Argued December 14, 15, 1942
Decided January 4, 1943 *
317 U.S. 412

CERTIORARI TO THE CIRCUIT COURT OF APPEALS
FOR THE EIGHTH CIRCUIT

Syllabus

1. Revised Statutes § 1044, providing that

No person shall be prosecuted, tried, or punished for any offense, not capital, . . . unless the indictment is found, or the information is instituted, within three years next after such offense shall have been committed,

applies to a prosecution for criminal contempt.

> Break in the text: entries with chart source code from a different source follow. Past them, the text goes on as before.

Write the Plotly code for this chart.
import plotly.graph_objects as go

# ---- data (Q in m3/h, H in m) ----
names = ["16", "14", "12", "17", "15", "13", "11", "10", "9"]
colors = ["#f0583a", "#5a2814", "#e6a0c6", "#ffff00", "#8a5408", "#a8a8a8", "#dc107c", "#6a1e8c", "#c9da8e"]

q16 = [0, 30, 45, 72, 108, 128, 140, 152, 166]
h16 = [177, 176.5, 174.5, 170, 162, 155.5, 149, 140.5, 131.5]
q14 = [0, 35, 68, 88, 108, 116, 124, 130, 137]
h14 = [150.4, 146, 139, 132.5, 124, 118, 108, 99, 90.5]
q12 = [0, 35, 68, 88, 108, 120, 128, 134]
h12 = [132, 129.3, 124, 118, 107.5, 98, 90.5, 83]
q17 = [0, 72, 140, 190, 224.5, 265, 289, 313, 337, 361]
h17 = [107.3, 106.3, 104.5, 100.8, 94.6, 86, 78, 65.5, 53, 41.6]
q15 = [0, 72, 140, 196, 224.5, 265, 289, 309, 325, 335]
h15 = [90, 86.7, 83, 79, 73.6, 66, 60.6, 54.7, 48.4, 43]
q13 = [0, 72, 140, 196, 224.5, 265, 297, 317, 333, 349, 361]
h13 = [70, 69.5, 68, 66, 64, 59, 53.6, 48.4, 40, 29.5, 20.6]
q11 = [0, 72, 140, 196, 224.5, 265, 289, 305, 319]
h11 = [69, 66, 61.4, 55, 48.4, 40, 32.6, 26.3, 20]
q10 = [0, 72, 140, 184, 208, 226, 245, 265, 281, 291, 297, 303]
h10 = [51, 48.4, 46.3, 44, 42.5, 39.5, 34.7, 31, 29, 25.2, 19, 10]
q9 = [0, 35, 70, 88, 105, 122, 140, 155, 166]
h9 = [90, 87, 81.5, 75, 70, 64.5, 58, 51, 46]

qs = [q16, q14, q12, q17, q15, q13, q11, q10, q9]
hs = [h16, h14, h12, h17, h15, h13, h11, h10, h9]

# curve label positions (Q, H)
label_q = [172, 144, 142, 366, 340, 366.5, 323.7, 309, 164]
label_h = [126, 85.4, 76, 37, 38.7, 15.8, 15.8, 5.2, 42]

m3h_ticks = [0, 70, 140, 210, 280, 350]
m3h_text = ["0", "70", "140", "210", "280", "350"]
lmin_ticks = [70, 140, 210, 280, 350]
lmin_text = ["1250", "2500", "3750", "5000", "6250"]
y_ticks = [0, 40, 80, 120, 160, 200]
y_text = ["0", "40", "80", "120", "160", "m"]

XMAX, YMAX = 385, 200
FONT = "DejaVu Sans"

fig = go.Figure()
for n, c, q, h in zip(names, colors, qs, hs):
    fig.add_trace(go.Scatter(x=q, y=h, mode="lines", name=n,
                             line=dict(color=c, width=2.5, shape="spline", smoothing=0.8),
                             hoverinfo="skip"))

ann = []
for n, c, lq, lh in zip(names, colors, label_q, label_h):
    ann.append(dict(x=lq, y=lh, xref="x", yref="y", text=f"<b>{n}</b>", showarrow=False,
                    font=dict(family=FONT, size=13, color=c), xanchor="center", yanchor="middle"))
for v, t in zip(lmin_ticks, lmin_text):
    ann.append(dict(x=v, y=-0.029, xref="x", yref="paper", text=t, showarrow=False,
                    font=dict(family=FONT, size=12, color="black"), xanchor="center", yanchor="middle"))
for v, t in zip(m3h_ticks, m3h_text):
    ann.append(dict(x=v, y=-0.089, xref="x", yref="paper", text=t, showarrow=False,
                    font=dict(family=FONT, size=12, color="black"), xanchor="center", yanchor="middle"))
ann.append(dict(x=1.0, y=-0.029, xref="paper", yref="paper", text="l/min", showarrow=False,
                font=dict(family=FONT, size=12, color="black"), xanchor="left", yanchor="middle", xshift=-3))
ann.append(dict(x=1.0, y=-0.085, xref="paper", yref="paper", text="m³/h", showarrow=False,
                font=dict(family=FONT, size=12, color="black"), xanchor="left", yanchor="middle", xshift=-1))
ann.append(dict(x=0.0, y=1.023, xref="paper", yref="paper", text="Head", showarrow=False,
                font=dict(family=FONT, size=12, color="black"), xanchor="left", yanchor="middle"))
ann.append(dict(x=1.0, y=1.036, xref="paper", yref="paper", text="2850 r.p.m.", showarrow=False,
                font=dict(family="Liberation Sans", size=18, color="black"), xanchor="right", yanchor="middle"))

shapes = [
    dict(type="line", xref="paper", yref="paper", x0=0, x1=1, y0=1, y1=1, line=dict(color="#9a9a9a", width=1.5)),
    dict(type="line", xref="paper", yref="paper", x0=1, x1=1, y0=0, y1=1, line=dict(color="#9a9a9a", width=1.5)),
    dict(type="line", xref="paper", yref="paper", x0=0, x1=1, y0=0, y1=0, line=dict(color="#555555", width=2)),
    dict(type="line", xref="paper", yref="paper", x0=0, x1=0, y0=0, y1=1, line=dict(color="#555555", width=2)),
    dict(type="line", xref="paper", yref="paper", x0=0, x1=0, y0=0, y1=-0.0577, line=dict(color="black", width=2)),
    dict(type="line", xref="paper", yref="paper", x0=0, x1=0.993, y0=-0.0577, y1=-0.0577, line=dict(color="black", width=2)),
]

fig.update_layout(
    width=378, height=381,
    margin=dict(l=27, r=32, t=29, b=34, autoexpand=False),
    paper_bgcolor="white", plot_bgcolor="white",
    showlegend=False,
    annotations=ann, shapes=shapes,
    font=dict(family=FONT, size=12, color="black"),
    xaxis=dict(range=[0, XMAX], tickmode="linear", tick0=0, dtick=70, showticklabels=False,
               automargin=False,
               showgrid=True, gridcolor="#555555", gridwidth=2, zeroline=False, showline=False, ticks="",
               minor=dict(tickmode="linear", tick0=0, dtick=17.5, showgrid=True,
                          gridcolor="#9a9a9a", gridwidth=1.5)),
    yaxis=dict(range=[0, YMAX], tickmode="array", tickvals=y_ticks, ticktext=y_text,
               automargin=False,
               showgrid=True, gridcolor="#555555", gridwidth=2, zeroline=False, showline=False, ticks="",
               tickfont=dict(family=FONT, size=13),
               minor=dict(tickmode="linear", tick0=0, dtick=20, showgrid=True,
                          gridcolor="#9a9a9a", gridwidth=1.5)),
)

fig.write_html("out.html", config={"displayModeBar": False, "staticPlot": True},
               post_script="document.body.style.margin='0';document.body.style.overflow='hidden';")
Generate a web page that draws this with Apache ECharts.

P. 416.

2. The act of inducing a federal court, through misrepresentations by attorneys, to issue decrees effectuating a corrupt settlement of litigation, including a distribution of impounded funds, if assumed to be "misbehavior" in the "presence" of the court within the meaning of Jud.Code § 268, is a criminal contempt, and an "offense" against the United States within the meaning of R.S. § 1044. P. 416.

3. The time when the three-year limitation of R.S. § 1044 begins to run against a prosecution for a criminal contempt under Jud.Code § 268 is the time when the act of misbehavior in the presence of the court was committed, and, in a case of alleged contempt committed by inducing the court by false representations to order a distribution of impounded funds, effectuating a fraudulent scheme, the offense was complete when the misrepresentations were made, and the three years are counted from that time. The bar of the statute cannot be deferred upon the ground that the offense was a continuing one, and was not complete until the litigation ended or until further acts dehors were committed in the execution of the scheme. P. 419.

128 F.2d 676 reversed.

Certiorari, post, p. 608, to review judgments affirming sentences for contempt. For opinions of the trial court, see 35 F.Supp. 593, 39 F.Supp. 189.